**GOAL OF THE EXERCISE**
Line by line, repeat the data below exactly, beginning at the first line and ending at the line with "['0,0,0', '0,2,0', '1,0,0', '2,1,0', '2,2,0'];". Omit pictures.
--- start ---
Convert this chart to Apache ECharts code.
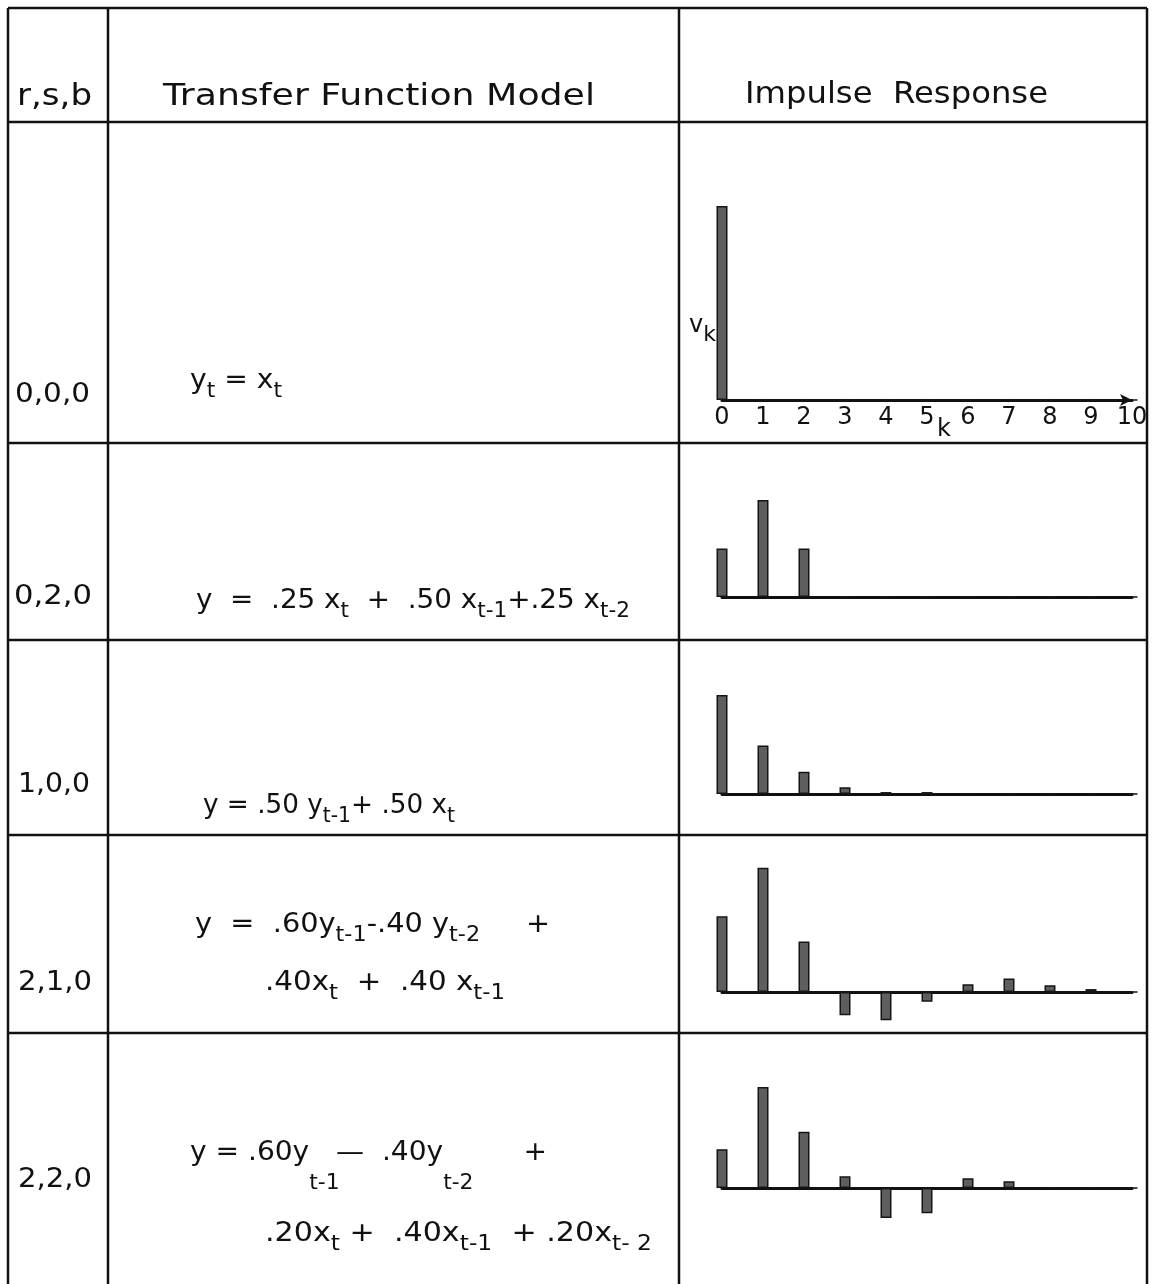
<!DOCTYPE html>
<html>
<head>
<meta charset="utf-8">
<title>Transfer function models and impulse responses</title>
<script src="https://cdn.jsdelivr.net/npm/echarts@6/dist/echarts.min.js"></script>
<style>
  html, body { margin: 0; padding: 0; background: #ffffff; }
  #chart { width: 1152px; height: 1284px; }
</style>
</head>
<body>
<div id="chart"></div>
<script>
// ---- data -------------------------------------------------------------
// lag k of the impulse response weights v_k
const lags = [0, 1, 2, 3, 4, 5, 6, 7, 8, 9, 10];
const tickLabels = ['0', '1', '2', '3', '4', '5', '6', '7', '8', '9', '10'];
const modelOrders = ['0,0,0', '0,2,0', '1,0,0', '2,1,0', '2,2,0'];

// impulse response weights v_k for each (r,s,b) model
const v000 = [1.00, 0, 0, 0, 0, 0, 0, 0, 0, 0, 0];
const v020 = [0.25, 0.50, 0.25, 0, 0, 0, 0, 0, 0, 0, 0];
const v100 = [0.51, 0.25, 0.115, 0.035, 0.01, 0.01, 0, 0, 0, 0, 0];
const v210 = [0.39, 0.64, 0.26, -0.12, -0.145, -0.05, 0.04, 0.07, 0.035, 0.015, 0];
const v220 = [0.20, 0.52, 0.29, 0.06, -0.155, -0.13, 0.05, 0.035, 0, 0, 0];
const responses = [v000, v020, v100, v210, v220];

// model equations as [text, style] pieces: m = main, s = subscript, d = dropped subscript
const eq000 = [['y', 'm'], ['t', 's'], [' = x', 'm'], ['t', 's']];
const eq020 = [['y  =  .25 x', 'm'], ['t', 's'], ['  +  .50 x', 'm'], ['t-1', 's'], ['+.25 x', 'm'], ['t-2', 's']];
const eq100 = [['y = .50 y', 'm'], ['t-1', 's'], ['+ .50 x', 'm'], ['t', 's']];
const eq210a = [['y  =  .60y', 'm'], ['t-1', 's'], ['-.40 y', 'm'], ['t-2', 's'], ['     +', 'm']];
const eq210b = [['.40x', 'm'], ['t', 's'], ['  +  .40 x', 'm'], ['t-1', 's']];
const eq220a = [['y = .60y', 'm'], ['t-1', 'd'], [' —  .40y', 'm'], ['t-2', 'd'], ['       +', 'm']];
const eq220b = [['.20x', 'm'], ['t', 's'], [' +  .40x', 'm'], ['t-1', 's'], ['  + .20x', 'm'], ['t- 2', 's']];

// ---- layout -----------------------------------------------------------
const INK = '#111111';
const FONT = '"DejaVu Sans", sans-serif';
const colX = [8, 108, 679, 1147];
const rowY = [8, 122, 443, 640, 835, 1033];
const tableBottom = 1284;

const plotLeft = 722;
const plotWidth = 410;
const baselines = [400, 597, 794, 992, 1188];
const PX_PER_UNIT = 194;
const yMins = [0, -0.25, -0.25, -0.25, -0.25];
const Y_MAX = 1.05;

const RICH = {
  h: { fontSize: 30, fontFamily: FONT, fill: INK },
  r: { fontSize: 27, fontFamily: FONT, fill: INK },
  m: { fontSize: 27, fontFamily: FONT, fill: INK },
  s: { fontSize: 21, fontFamily: FONT, fill: INK, padding: [22, 0, 0, 0] },
  d: { fontSize: 21, fontFamily: FONT, fill: INK, padding: [62, -12, 0, 0] },
  a: { fontSize: 24, fontFamily: FONT, fill: INK },
  ak: { fontSize: 22, fontFamily: FONT, fill: INK, padding: [18, 0, 0, 0] }
};

const measureCtx = document.createElement('canvas').getContext('2d');
function measure(txt, size) {
  measureCtx.font = size + 'px ' + FONT;
  return measureCtx.measureText(txt).width;
}
function richString(segs) {
  return segs.map(function (p) { return '{' + p[1] + '|' + p[0] + '}'; }).join('');
}
function richWidth(segs) {
  return segs.reduce(function (w, p) {
    const st = RICH[p[1]];
    const pad = st.padding || [0, 0, 0, 0];
    return w + measure(p[0], st.fontSize) + pad[1] + pad[3];
  }, 0);
}
// text stretched horizontally so that it spans [left, right]
function textSpan(segs, left, right, cy) {
  const w = richWidth(segs);
  return {
    type: 'text', x: left, y: cy, scaleX: (right - left) / w, silent: true,
    style: { text: richString(segs), rich: RICH, align: 'left', verticalAlign: 'middle', fill: INK }
  };
}
function textPlain(segs, x, cy, align) {
  return {
    type: 'text', x: x, y: cy, silent: true,
    style: { text: richString(segs), rich: RICH, align: align || 'left', verticalAlign: 'middle', fill: INK }
  };
}

// ---- table rules --------------------------------------------------------
const graphics = [];
colX.forEach(function (x) {
  graphics.push({ type: 'line', silent: true, shape: { x1: x, y1: rowY[0], x2: x, y2: tableBottom },
    style: { stroke: INK, lineWidth: 2.5 } });
});
rowY.forEach(function (y) {
  graphics.push({ type: 'line', silent: true, shape: { x1: colX[0], y1: y, x2: colX[3], y2: y },
    style: { stroke: INK, lineWidth: 2.5 } });
});

// ---- header ---------------------------------------------------------------
graphics.push(textSpan([['r,s,b', 'h']], 17, 92, 97));
graphics.push(textSpan([['Transfer Function Model', 'h']], 163, 595, 97));
graphics.push(textSpan([['Impulse  Response', 'h']], 745, 1048, 95));

// ---- (r,s,b) column ----------------------------------------------------
const orderSpan = [[15, 90, 395], [14, 92, 597], [18, 90, 785], [18, 92, 983], [18, 92, 1180]];
modelOrders.forEach(function (o, i) {
  graphics.push(textSpan([[o, 'r']], orderSpan[i][0], orderSpan[i][1], orderSpan[i][2]));
});

// ---- equations -----------------------------------------------------------
graphics.push(textSpan(eq000, 190, 282, 381));
graphics.push(textSpan(eq020, 196, 630, 601));
graphics.push(textSpan(eq100, 203, 455, 806));
graphics.push(textSpan(eq210a, 195, 550, 925));
graphics.push(textSpan(eq210b, 265, 505, 983));
graphics.push(textSpan(eq220a, 190, 547, 1153));
graphics.push(textSpan(eq220b, 265, 652, 1234));

// axis titles of the first plot
graphics.push(textPlain([['v', 'a'], ['k', 'ak']], 689, 326));
graphics.push(textPlain([['k', 'a']], 944, 430, 'center'));

// ---- impulse response plots -----------------------------------------------
const grids = [], xAxes = [], yAxes = [], series = [];
responses.forEach(function (vals, i) {
  grids.push({
    left: plotLeft, width: plotWidth,
    top: baselines[i] - Y_MAX * PX_PER_UNIT,
    height: (Y_MAX - yMins[i]) * PX_PER_UNIT,
    containLabel: false
  });
  xAxes.push({
    gridIndex: i, type: 'value', min: 0, max: 10, interval: 1,
    axisLine: {
      show: true, onZero: true,
      symbol: i === 0 ? ['none', 'arrow'] : 'none', symbolSize: [9, 12],
      lineStyle: { color: INK, width: 3, cap: 'round' }
    },
    axisTick: { show: false },
    splitLine: { show: false },
    axisLabel: {
      show: i === 0, margin: 6, fontSize: 24, fontFamily: FONT, color: INK,
      formatter: function (v) { return tickLabels[v] !== undefined ? tickLabels[v] : ''; }
    }
  });
  yAxes.push({ gridIndex: i, type: 'value', min: yMins[i], max: Y_MAX, show: false });
  series.push({
    type: 'bar', xAxisIndex: i, yAxisIndex: i, barWidth: 11, silent: true,
    data: lags.map(function (k, j) { return [k, vals[j]]; }),
    itemStyle: { color: '#5e5e5e', borderColor: '#151515', borderWidth: 1.5 }
  });
});

const chart = echarts.init(document.getElementById('chart'), null, { renderer: 'canvas' });
chart.setOption({
  backgroundColor: '#ffffff',
  animation: false,
  grid: grids,
  xAxis: xAxes,
  yAxis: yAxes,
  series: series,
  graphic: { elements: graphics }
});
</script>
</body>
</html>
--- end ---
**COMPLETE RESPONSE**
Convert this chart to Apache ECharts code.
<!DOCTYPE html>
<html>
<head>
<meta charset="utf-8">
<title>Transfer function models and impulse responses</title>
<script src="https://cdn.jsdelivr.net/npm/echarts@6/dist/echarts.min.js"></script>
<style>
  html, body { margin: 0; padding: 0; background: #ffffff; }
  #chart { width: 1152px; height: 1284px; }
</style>
</head>
<body>
<div id="chart"></div>
<script>
// ---- data -------------------------------------------------------------
// lag k of the impulse response weights v_k
const lags = [0, 1, 2, 3, 4, 5, 6, 7, 8, 9, 10];
const tickLabels = ['0', '1', '2', '3', '4', '5', '6', '7', '8', '9', '10'];
const modelOrders = ['0,0,0', '0,2,0', '1,0,0', '2,1,0', '2,2,0'];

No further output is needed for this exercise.